*Records for this task*
• • • • •

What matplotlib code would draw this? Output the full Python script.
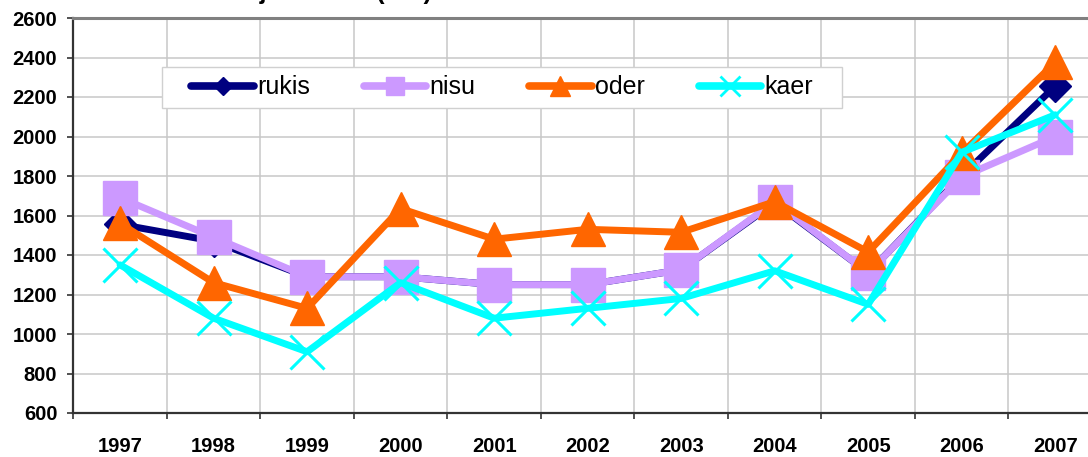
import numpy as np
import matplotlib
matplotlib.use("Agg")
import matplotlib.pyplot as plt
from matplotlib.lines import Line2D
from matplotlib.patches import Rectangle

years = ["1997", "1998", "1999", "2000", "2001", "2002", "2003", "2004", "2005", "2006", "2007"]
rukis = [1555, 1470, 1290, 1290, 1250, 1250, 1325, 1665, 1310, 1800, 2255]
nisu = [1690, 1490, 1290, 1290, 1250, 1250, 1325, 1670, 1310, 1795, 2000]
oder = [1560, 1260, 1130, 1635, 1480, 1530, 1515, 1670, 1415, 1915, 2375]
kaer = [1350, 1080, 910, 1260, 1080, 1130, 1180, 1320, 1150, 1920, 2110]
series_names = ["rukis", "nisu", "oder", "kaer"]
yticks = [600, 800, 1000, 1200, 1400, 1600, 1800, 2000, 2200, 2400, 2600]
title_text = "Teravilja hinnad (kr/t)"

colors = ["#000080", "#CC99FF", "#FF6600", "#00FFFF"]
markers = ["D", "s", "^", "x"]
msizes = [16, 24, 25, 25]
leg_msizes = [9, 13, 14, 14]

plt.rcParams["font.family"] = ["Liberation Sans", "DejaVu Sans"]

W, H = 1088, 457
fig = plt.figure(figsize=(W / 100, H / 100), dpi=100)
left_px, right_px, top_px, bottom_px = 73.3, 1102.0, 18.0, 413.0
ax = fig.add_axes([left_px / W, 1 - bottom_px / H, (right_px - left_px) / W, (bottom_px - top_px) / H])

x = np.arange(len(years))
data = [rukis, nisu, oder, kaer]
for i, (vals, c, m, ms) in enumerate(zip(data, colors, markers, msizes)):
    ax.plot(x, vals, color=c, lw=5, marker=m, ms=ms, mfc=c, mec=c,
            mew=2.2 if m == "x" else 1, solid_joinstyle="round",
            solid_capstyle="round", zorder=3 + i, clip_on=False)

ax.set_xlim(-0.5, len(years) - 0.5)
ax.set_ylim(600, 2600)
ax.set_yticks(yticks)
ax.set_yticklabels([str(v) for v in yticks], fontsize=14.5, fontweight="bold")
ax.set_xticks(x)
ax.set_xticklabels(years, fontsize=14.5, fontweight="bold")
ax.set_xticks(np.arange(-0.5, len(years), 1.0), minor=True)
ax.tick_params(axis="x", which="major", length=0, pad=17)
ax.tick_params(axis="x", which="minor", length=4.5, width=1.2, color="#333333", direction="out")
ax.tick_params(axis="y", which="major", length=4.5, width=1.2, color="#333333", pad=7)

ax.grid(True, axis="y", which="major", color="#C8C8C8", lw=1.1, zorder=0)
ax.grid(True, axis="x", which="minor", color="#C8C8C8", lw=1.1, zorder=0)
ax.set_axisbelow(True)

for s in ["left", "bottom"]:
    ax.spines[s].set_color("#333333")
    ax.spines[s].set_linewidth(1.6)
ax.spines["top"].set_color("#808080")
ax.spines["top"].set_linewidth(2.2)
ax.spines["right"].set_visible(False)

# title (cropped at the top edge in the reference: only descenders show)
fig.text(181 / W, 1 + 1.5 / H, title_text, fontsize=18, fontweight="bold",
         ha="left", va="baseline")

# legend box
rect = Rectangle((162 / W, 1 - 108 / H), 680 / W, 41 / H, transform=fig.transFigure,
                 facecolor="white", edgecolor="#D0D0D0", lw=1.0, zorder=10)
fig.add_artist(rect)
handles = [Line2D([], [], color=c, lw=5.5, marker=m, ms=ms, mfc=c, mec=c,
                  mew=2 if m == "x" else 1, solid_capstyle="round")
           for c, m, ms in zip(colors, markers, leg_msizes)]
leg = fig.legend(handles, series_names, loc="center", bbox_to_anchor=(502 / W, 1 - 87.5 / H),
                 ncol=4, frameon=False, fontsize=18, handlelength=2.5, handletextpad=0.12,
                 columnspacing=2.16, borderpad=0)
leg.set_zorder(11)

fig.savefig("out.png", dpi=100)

• • • • •

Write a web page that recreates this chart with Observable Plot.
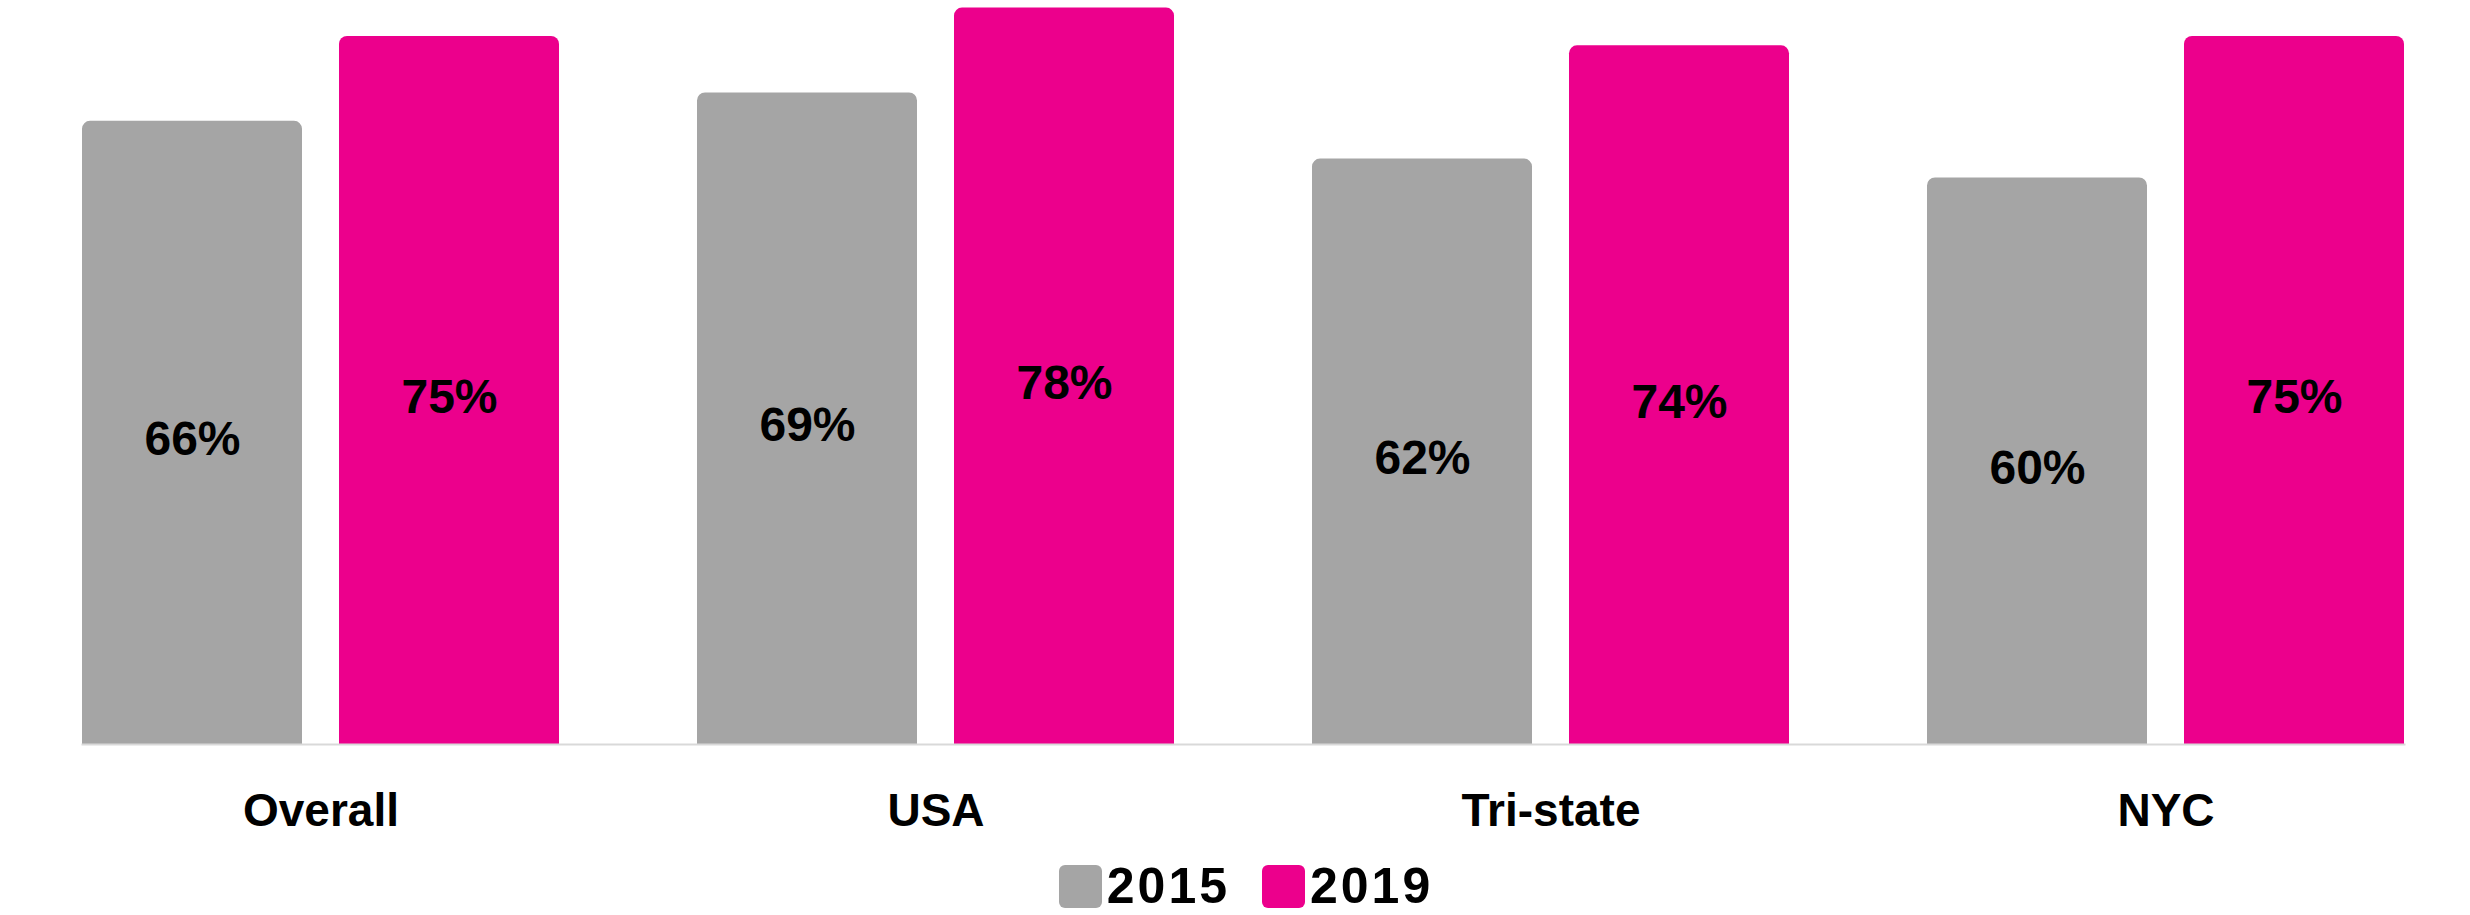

• • • • •

*Written exercise*
Pick out the part that begins with the line containing "What matplotlib code" and finishes with the line containing "from matplotlib.patches import Rectangle", both included. Restate it exactly, without images.

*Output below*
What matplotlib code would draw this? Output the full Python script.
import numpy as np
import matplotlib
matplotlib.use("Agg")
import matplotlib.pyplot as plt
from matplotlib.lines import Line2D
from matplotlib.patches import Rectangle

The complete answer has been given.